QUOTE (Chrome Tiger @ Sep 15 2009, 11:52 AM)

3278: Yeah, +2 from the control rig. What about the extra dice used to control that aircraft in adverse conditions using your pilot aircraft skill that the Hacker is unlikely to have at all?
Absolutely. But let's say that hacker
does have the skill; the only difference between him and the rigger, then, is two dice? I think that's lame. Yes, those two dice are cheap in essence and nuyen, but that's all you get. There are only a couple of other bits of cyberware to boost your ability; where's the gonzo option to spend almost all my essence on a control rig and end up with a handful of dice?
Maybe that's a constructive avenue of discussion: what pieces of cyber
do improve the rigger? Control rig, obviously, as well as the control rig booster. Can we produce a list of all the cyberware that's helpful for a rigger, in one way or another?
QUOTE (Chrome Tiger @ Sep 15 2009, 11:52 AM)

The game itself is drifting away from canned archetypes...
Wow. Really? I always thought the best part of SR was its utter lack of classes; you could play a guy who could rig and cast spells, for crying out loud! [SR4 allows that, as well, of course.] But I don't see any tendency to widen that gap in SR4 over SR3 [or 2 or 1].
QUOTE (Chrome Tiger @ Sep 15 2009, 11:52 AM)

Tell you what, you build a Hacker that will excel at Hacking the Matrix. Load him out for all out cyberwar, spend those points on nothing but the skills and programs that any teenage Hacker would have sitting in his mom's basement doing nothing but hacking. I will take that character and put him on a plane that is in the middle of a hurricane in the Carib, spiraling out of control, with a 'Rigger' character built up with the same points that has spent his time growing up working with vehicles, has a control rig, and was flying his daddy's cropduster and has a high piloting skill and knows how planes work. Who is more likely to pull you out of it?
I certainly take your point, but that's not really the issue at all. I understand that skills differentiate abilities, in rigging as in all else, but it used to be there was more cyberware [and more rules] to differentiate riggers from anyone else, as well. Skills have
always been a differentiator; your scenario played out in SR3 would be no different: decker without vehicle skills versus rigger with vehicle skills, no contest. But - and again, this could be my ignorance of SR4! - an SR3 rigger with vehicle skills could, as far as I can tell, whip the hell out of an SR4 rigger with vehicle skills, simply because there's more non-skill benefits to be had for him.
QUOTE (Chrome Tiger @ Sep 15 2009, 11:52 AM)

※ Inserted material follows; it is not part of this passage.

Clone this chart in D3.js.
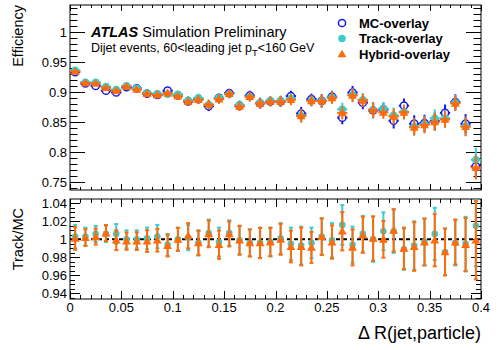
<!DOCTYPE html>
<html><head><meta charset="utf-8">
<script src="https://cdn.jsdelivr.net/npm/d3@7"></script>
<style>body{margin:0;background:#fff}svg{display:block}text{font-family:"Liberation Sans",Arial,Helvetica,sans-serif}</style>
</head><body><svg id="c" width="501" height="350"></svg>
<script>
const binCenters=[0.005,0.015,0.025,0.035,0.045,0.055,0.065,0.075,0.085,0.095,0.105,0.115,0.125,0.135,0.145,0.155,0.165,0.175,0.185,0.195,0.205,0.215,0.225,0.235,0.245,0.255,0.265,0.275,0.285,0.295,0.305,0.315,0.325,0.335,0.345,0.355,0.365,0.375,0.385,0.395];
const binHalfWidth=0.005;
const mcEff=[0.934,0.915,0.911,0.903,0.900,0.909,0.907,0.898,0.896,0.903,0.895,0.885,0.889,0.877,0.891,0.899,0.878,0.895,0.882,0.885,0.885,0.894,0.865,0.889,0.886,0.893,0.858,0.900,0.883,0.870,0.872,0.853,0.878,0.848,0.849,0.852,0.866,0.884,0.848,0.777];
const trackEff=[0.937,0.917,0.917,0.910,0.905,0.911,0.907,0.899,0.898,0.897,0.897,0.887,0.891,0.880,0.891,0.897,0.879,0.893,0.883,0.886,0.886,0.890,0.861,0.886,0.886,0.892,0.872,0.896,0.888,0.871,0.873,0.862,0.868,0.843,0.847,0.857,0.857,0.883,0.844,0.788];
const hybridEff=[0.935,0.916,0.915,0.908,0.903,0.910,0.905,0.898,0.896,0.899,0.894,0.885,0.888,0.880,0.889,0.898,0.877,0.893,0.882,0.885,0.885,0.888,0.861,0.886,0.886,0.891,0.866,0.895,0.887,0.871,0.867,0.860,0.867,0.842,0.846,0.851,0.855,0.882,0.843,0.775];
const effErr=[0.004,0.004,0.004,0.004,0.005,0.005,0.005,0.006,0.006,0.006,0.006,0.007,0.007,0.008,0.008,0.007,0.008,0.008,0.009,0.008,0.009,0.009,0.011,0.009,0.011,0.010,0.011,0.011,0.011,0.013,0.011,0.013,0.012,0.014,0.014,0.015,0.014,0.013,0.016,0.020];
const trackRatio=[1.003,1.003,1.006,1.006,1.006,1.000,1.000,1.001,1.003,0.994,1.000,1.002,0.996,1.007,0.997,1.007,0.999,0.996,0.996,0.997,1.001,0.995,0.993,0.996,1.003,0.999,1.016,0.994,1.006,1.000,1.009,1.009,0.989,0.993,0.997,1.006,0.986,0.996,0.995,1.015];
const hybridRatio=[1.001,1.002,1.003,1.007,0.999,0.998,0.998,0.998,0.999,0.993,1.000,1.004,0.996,1.006,0.994,1.006,0.999,0.996,0.996,0.997,1.000,0.992,0.992,0.991,1.003,0.997,1.009,0.991,1.005,1.001,1.000,1.010,0.990,0.992,0.997,0.999,0.986,0.997,0.994,0.999];
const trackRatioErr=[0.013,0.010,0.009,0.009,0.011,0.010,0.010,0.012,0.013,0.012,0.013,0.014,0.014,0.015,0.016,0.014,0.016,0.015,0.017,0.016,0.017,0.018,0.021,0.017,0.020,0.019,0.022,0.020,0.020,0.025,0.021,0.024,0.023,0.027,0.026,0.029,0.026,0.025,0.030,0.045];
const hybridRatioErr=[0.0126,0.0093,0.0089,0.0089,0.011,0.0096,0.0098,0.012,0.0126,0.012,0.0126,0.014,0.0135,0.0148,0.0157,0.0139,0.016,0.015,0.0167,0.0157,0.0172,0.0176,0.021,0.0172,0.0204,0.0185,0.0213,0.020,0.020,0.0246,0.0204,0.0235,0.023,0.027,0.026,0.029,0.026,0.025,0.0296,0.0435];
const xMajorTicks=[0,0.05,0.1,0.15,0.2,0.25,0.3,0.35,0.4];
const xMinorTicks=d3.range(0,41).map(i=>i/100);
const topMajorTicks=[0.75,0.8,0.85,0.9,0.95,1];
const topMinorTicks=d3.range(74,105).map(i=>i/100);
const botMajorTicks=[0.94,0.96,0.98,1,1.02,1.04];
const botMinorTicks=d3.range(187,210).map(i=>i*0.005);
const seriesNames=["MC-overlay","Track-overlay","Hybrid-overlay"];

const colMC="#1a1ae6",colTrack="#3ccccc",colHyb="#ff6a0a";
const svg=d3.select("#c");
const L=70,R=481;
const x=d3.scaleLinear().domain([0,0.4]).range([L,R]);
const yT=d3.scaleLinear().domain([0.7375,1.0458]).range([190,5]);
const yB=d3.scaleLinear().domain([0.9337,1.0448]).range([299,199]);
const fmt=d => d3.format("~g")(+d.toFixed(3));

function frame(y0,y1){svg.append("rect").attr("x",L).attr("y",y0).attr("width",R-L).attr("height",y1-y0).attr("fill","none").attr("stroke","#000").attr("stroke-width",1);}
function ticksY(scale,maj,min,lmaj,lmin){
  const g=svg.append("g").attr("stroke","#000").attr("stroke-width",1);
  const dom=scale.domain();
  min.filter(v=>v>=dom[0]&&v<=dom[1]).forEach(v=>{const yy=Math.round(scale(v))+0.5;
    g.append("line").attr("x1",L).attr("x2",L+lmin).attr("y1",yy).attr("y2",yy);
    g.append("line").attr("x1",R).attr("x2",R-lmin).attr("y1",yy).attr("y2",yy);});
  maj.forEach(v=>{const yy=Math.round(scale(v))+0.5;
    g.append("line").attr("x1",L).attr("x2",L+lmaj).attr("y1",yy).attr("y2",yy);
    g.append("line").attr("x1",R).attr("x2",R-lmaj).attr("y1",yy).attr("y2",yy);});
}
function ticksX(y0,y1,lmaj,lmin){
  const g=svg.append("g").attr("stroke","#000").attr("stroke-width",1);
  xMinorTicks.forEach(v=>{const xx=Math.round(x(v))+0.5;const isMaj=xMajorTicks.some(m=>Math.abs(m-v)<1e-9);const l=isMaj?lmaj:lmin;
    g.append("line").attr("x1",xx).attr("x2",xx).attr("y1",y1).attr("y2",y1-l);
    g.append("line").attr("x1",xx).attr("x2",xx).attr("y1",y0).attr("y2",y0+l);});
}
frame(5,190);frame(199,299);
ticksY(yT,topMajorTicks,topMinorTicks,15,7.5);
ticksY(yB,botMajorTicks,botMinorTicks,10,5);
ticksX(5,190,6,3);
ticksX(199,299,8,4);

const lab=svg.append("g").attr("font-size",13).attr("fill","#000");
topMajorTicks.forEach(v=>lab.append("text").attr("x",67).attr("y",yT(v)+4.5).attr("text-anchor","end").text(fmt(v)));
botMajorTicks.forEach(v=>lab.append("text").attr("x",67).attr("y",yB(v)+4.5).attr("text-anchor","end").text(fmt(v)));
xMajorTicks.forEach(v=>lab.append("text").attr("x",x(v)).attr("y",312).attr("text-anchor","middle").text(fmt(v)));
svg.append("text").attr("transform","translate(23,5) rotate(-90)").attr("text-anchor","end").attr("font-size",14.5).text("Efficiency");
svg.append("text").attr("transform","translate(23,208) rotate(-90)").attr("text-anchor","end").attr("font-size",14.5).text("Track/MC");
svg.append("text").attr("x",481).attr("y",339).attr("text-anchor","end").attr("font-size",18).text("\u0394 R(jet,particle)");

svg.append("clipPath").attr("id","ct").append("rect").attr("x",L).attr("y",5).attr("width",R-L).attr("height",185);
const gT=svg.append("g").attr("clip-path","url(#ct)");
function errTop(vals,col){
  const g=gT.append("g").attr("stroke",col).attr("stroke-width",2);
  binCenters.forEach((c,i)=>{
    g.append("line").attr("x1",x(c-binHalfWidth)).attr("x2",x(c+binHalfWidth)).attr("y1",yT(vals[i])).attr("y2",yT(vals[i]));
    g.append("line").attr("x1",x(c)).attr("x2",x(c)).attr("y1",yT(vals[i]-effErr[i])).attr("y2",yT(vals[i]+effErr[i]));
  });
}
const tri=d3.symbol().type(d3.symbolTriangle).size(34);
errTop(mcEff,colMC);
gT.append("g").selectAll("circle").data(binCenters).join("circle").attr("cx",d=>x(d)).attr("cy",(d,i)=>yT(mcEff[i])).attr("r",3.6).attr("fill","#fff").attr("stroke",colMC).attr("stroke-width",1.5);
errTop(trackEff,colTrack);
gT.append("g").selectAll("circle").data(binCenters).join("circle").attr("cx",d=>x(d)).attr("cy",(d,i)=>yT(trackEff[i])).attr("r",3.8).attr("fill",colTrack);
errTop(hybridEff,colHyb);
gT.append("g").selectAll("path").data(binCenters).join("path").attr("d",tri).attr("transform",(d,i)=>`translate(${x(d)},${yT(hybridEff[i])+0.8})`).attr("fill",colHyb);

const t1=svg.append("text").attr("x",91).attr("y",37).attr("font-size",14.5);
t1.append("tspan").attr("font-weight","bold").attr("font-style","italic").text("ATLAS");
t1.append("tspan").text(" Simulation Preliminary");
const t2=svg.append("text").attr("x",91).attr("y",52).attr("font-size",12.5);
t2.append("tspan").text("Dijet events, 60<leading jet p");
t2.append("tspan").attr("font-size",9.5).attr("dy",4).text("T");
t2.append("tspan").attr("dy",-4).text("<160 GeV");

const legY=[23,38.5,54];
svg.append("circle").attr("cx",342).attr("cy",legY[0]).attr("r",3.6).attr("fill","#fff").attr("stroke",colMC).attr("stroke-width",1.5);
svg.append("circle").attr("cx",342).attr("cy",legY[1]).attr("r",3.8).attr("fill",colTrack);
svg.append("path").attr("d",tri).attr("transform",`translate(342,${legY[2]+0.8})`).attr("fill",colHyb);
seriesNames.forEach((n,i)=>svg.append("text").attr("x",359).attr("y",legY[i]+4.7).attr("font-size",13).attr("font-weight","bold").text(n));

svg.append("clipPath").attr("id","cb").append("rect").attr("x",L).attr("y",199).attr("width",R-L).attr("height",100);
const gB=svg.append("g").attr("clip-path","url(#cb)");
gB.append("line").attr("x1",L).attr("x2",R).attr("y1",yB(1)).attr("y2",yB(1)).attr("stroke","#000").attr("stroke-width",2).attr("stroke-dasharray","4,3");
function errBot(vals,errs,col){
  const g=gB.append("g").attr("stroke",col).attr("stroke-width",2);
  binCenters.forEach((c,i)=>{
    const xx=x(c),lo=yB(vals[i]-errs[i]),hi=yB(vals[i]+errs[i]);
    g.append("line").attr("x1",xx).attr("x2",xx).attr("y1",lo).attr("y2",hi);
    g.append("line").attr("x1",xx-2).attr("x2",xx+2).attr("y1",lo).attr("y2",lo);
    g.append("line").attr("x1",xx-2).attr("x2",xx+2).attr("y1",hi).attr("y2",hi);
  });
}
errBot(trackRatio,trackRatioErr,colTrack);
gB.append("g").selectAll("circle").data(binCenters).join("circle").attr("cx",d=>x(d)).attr("cy",(d,i)=>yB(trackRatio[i])).attr("r",3.3).attr("fill",colTrack);
errBot(hybridRatio,hybridRatioErr,colHyb);
gB.append("g").selectAll("path").data(binCenters).join("path").attr("d",tri).attr("transform",(d,i)=>`translate(${x(d)},${yB(hybridRatio[i])+0.8})`).attr("fill",colHyb);
</script></body></html>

And regarding vehicle creation and modification? SR3 was not a cornucopia of rules for that, either. It was not until Rigger 3 that SR3 got a majority of its Vehicle creation and modification material and its more advanced rigging rules.
Yes, it wasn't until the Rigger book that most of the rigger rules were printed, in SR1, SR2, and SR3. So where's my Rigger book for SR4? If there's going to be one, I have no complaint; I just have to wait. But Arsenal, Augmentation, and Unwired all have some rigger content, and you
still can't make a vehicle from scratch. No bueno.
QUOTE (Chrome Tiger @ Sep 15 2009, 11:52 AM)

True, SR3 Core had a lot more on vehicle use and combat than SR4 does, so I agree they dumbed that down significantly in the core. Arsenal does, however, expand upon all of that and gives some pretty decent content for vehicle and drone modification. Still not as expanded as Rigger 3, but far from all of the gritty details being gone.
That's really all I'm lamenting. I'm not saying SR4 prevents riggers from being playable, or eliminates them as an option, I'm saying they're dumbed-down, simplified, less expanded, and lacking much of the gritty detail that I, personally, enjoyed in SR1-3. [Okay, mostly 2 and 3; RBB1 was...sad.]